Algunas consecuencias estructurales

Bajo este panorama tan extraño que estamos viviendo, hay pocas cosas que nos puedan sorprender. Lo que no es óbice para que no estemos pendientes de algunas cuestiones relevantes para nuestro futuro. Que la recuperación del consumo interno vaya más lenta de lo previsto, que nuestras exportaciones estén viéndose afectadas negativamente en términos de volumen (pero muy positivamente si hablamos de valor). O que el mercado esté pesado, con pocas operaciones y cotizaciones estables. Son cuestiones que el tiempo acaba por ajustar a las circunstancias de cada momento.

Los consumidores han pisado el freno en el consumo. Pero quienes, de verdad, han optado por permanecer prudentes a la espera de acontecimientos son las bodegas. Con una, cada vez más, clara diferenciación entre la comercialización de los vinos blancos, en detrimento de los tintos; y una cosecha a la que a la menor producción de kilos de uva hay que añadirle un rendimiento en líquido por debajo del año pasado; así como una clara apuesta por la elaboración de mostos, como alternativa al mercado de vinos.

Mucho más importante resulta lo que suceda con nuestra estructura, con el número de bodegas o viticultores, pero, de manera muy especial, con nuestra superficie. Primero, porque se trata de un cultivo que, como hemos repetido en numerosas ocasiones, no es anual lo que obliga a planificar muy bien las decisiones. Segundo, porque su propia intervención limita cualquier actuación arbitraria sobre la superficie.

Así pues, adquiere especial notoriedad el hecho de que la superficie plantada de viñedo en España a final de la campaña 21/22 haya bajado en 7.989 hectáreas (-0’84%) pasando de las 945.770 de julio de 2021 a las 937.781 que existían el 31 de julio de 2022. No debería extrañarnos. Que el potencial vitícola haya quedado cifrado en 973.498 hectáreas, 7.815 (-0’80%) menos que la campaña anterior; tampoco. O que el Ministerio haya autorizado tan solo un 0’15% de nuevas plantaciones para el 2023: 1.407 hectáreas que están muy lejos del tope máximo permitido por la Unión Europea del uno por ciento.

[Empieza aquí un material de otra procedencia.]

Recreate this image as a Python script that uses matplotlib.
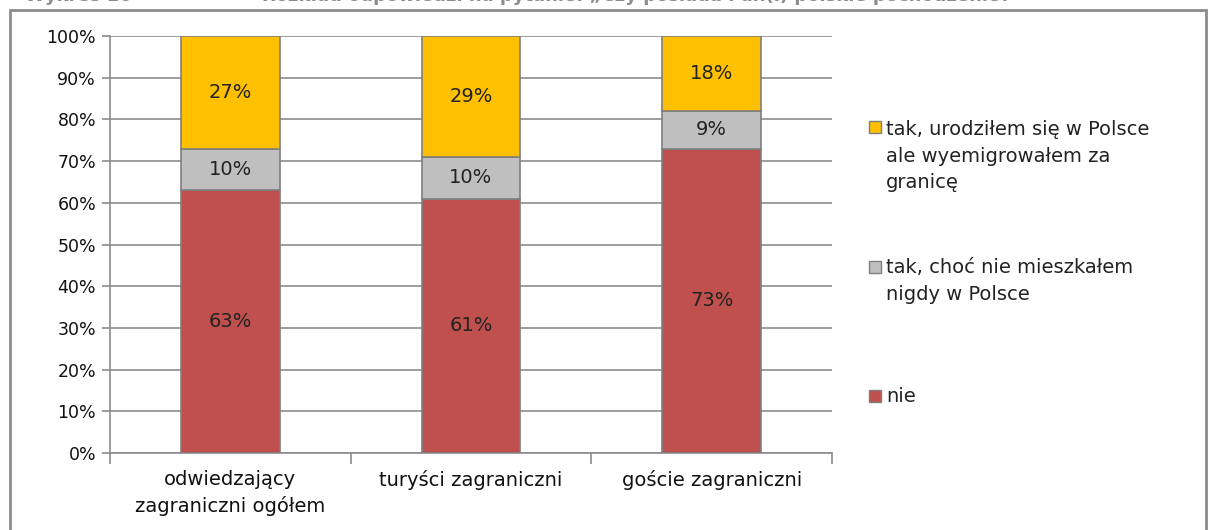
import matplotlib.pyplot as plt
from matplotlib.patches import Rectangle

categories = ["odwiedzający\nzagraniczni ogółem", "turyści zagraniczni", "goście zagraniczni"]
nie = [63, 61, 73]
tak_nie_mieszkal = [10, 10, 9]
tak_wyemigrowal = [27, 29, 18]
series_labels = ["nie", "tak, choć nie mieszkałem\nnigdy w Polsce",
                 "tak, urodziłem się w Polsce\nale wyemigrowałem za\ngranicę"]
colors = ["#C0504D", "#BFBFBF", "#FFC000"]

plt.rcParams["font.family"] = ["DejaVu Sans"]

W, H = 1209, 530
fig = plt.figure(figsize=(W / 100, H / 100), dpi=100)

# outer frame (bottom cut off like the source)
fig.patches.append(Rectangle((10 / W, -0.05), (W - 13) / W, (H - 10) / H + 0.05,
                             transform=fig.transFigure, fill=False,
                             edgecolor="#8C8C8C", linewidth=2))
# caption at the very top, clipped like in the source
fig.text(25 / W, 1.0 + 4 / H, "Wykres 16", fontsize=13, fontweight="bold",
         color="#8C8C8C", va="center")
fig.text(262 / W, 1.0 + 4 / H,
         "Rozkład odpowiedzi na pytanie: „Czy posiada Pan(i) polskie pochodzenie?”",
         fontsize=13, fontweight="bold", color="#8C8C8C", va="center")

ax = fig.add_axes([110 / W, (H - 453) / H, 722 / W, 417 / H])
x = range(len(categories))
bottom = [0] * len(categories)
for vals, col in zip([nie, tak_nie_mieszkal, tak_wyemigrowal], colors):
    bars = ax.bar(x, vals, bottom=bottom, width=0.41, color=col,
                  edgecolor="#7F7F7F", linewidth=1.2, zorder=3)
    for b, v, bt in zip(bars, vals, bottom):
        ax.text(b.get_x() + b.get_width() / 2, bt + v / 2, f"{v}%",
                ha="center", va="center", fontsize=14, color="#222222", zorder=4)
    bottom = [b + v for b, v in zip(bottom, vals)]

ax.set_xlim(-0.5, 2.5)
ax.set_ylim(0, 100)
ax.set_yticks(range(0, 101, 10))
ax.set_yticklabels([f"{t}%" for t in range(0, 101, 10)], fontsize=12.5, color="#111111")
ax.set_xticks([-0.5, 0.5, 1.5, 2.5], minor=False)
ax.set_xticklabels([])
ax.set_xticks(list(x), minor=True)
ax.set_xticklabels(categories, minor=True, fontsize=14, color="#111111")
for lbl in ax.get_xticklabels(minor=True):
    lbl.set_linespacing(1.45)
ax.tick_params(axis="x", which="major", length=8, color="#8C8C8C", width=1.2)
ax.tick_params(axis="x", which="minor", length=0, pad=12)
ax.tick_params(axis="y", length=6, color="#8C8C8C", width=1.2, pad=4)
ax.yaxis.grid(True, color="#8C8C8C", linewidth=1.2, zorder=0)
for s in ["top", "right"]:
    ax.spines[s].set_visible(False)
for s in ["left", "bottom"]:
    ax.spines[s].set_color("#8C8C8C")
    ax.spines[s].set_linewidth(1.2)

# legend drawn by hand, top to bottom
legend_y = [156, 281, 396]
for lab, col, yy in zip(series_labels[::-1], colors[::-1], legend_y):
    nlines = lab.count("\n") + 1
    top_line = yy - (nlines - 1) * 14.5
    fig.patches.append(Rectangle((869 / W, (H - top_line - 6) / H), 12 / W, 12 / H,
                                 transform=fig.transFigure, facecolor=col,
                                 edgecolor="#7F7F7F", linewidth=1))
    fig.text(886 / W, (H - yy) / H, lab, fontsize=14, color="#222222",
             va="center", ha="left", linespacing=1.5)

fig.savefig("out.png", dpi=100)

Es cierto, y no debemos olvidarlo, que esta pérdida de superficie no tiene por qué tener un efecto directo sobre la producción. Lo sucedido en estos últimos cuarenta años, en los que hemos perdido cerca de cuatrocientas mil hectáreas y aumentado la producción en quince millones de hectolitros, resulta lo bastante contundente como para no dudar de que podamos estabilizar ese potencial de producción en cincuenta millones de hectolitros. Pero sus consecuencias sobre la despoblación, erosión del suelo y actividad económica, los tres pilares de la sostenibilidad; deberían hacernos reflexionar en un momento en el que la Política Agraria Común apuesta por la sostenibilidad como eje sobre el que girar.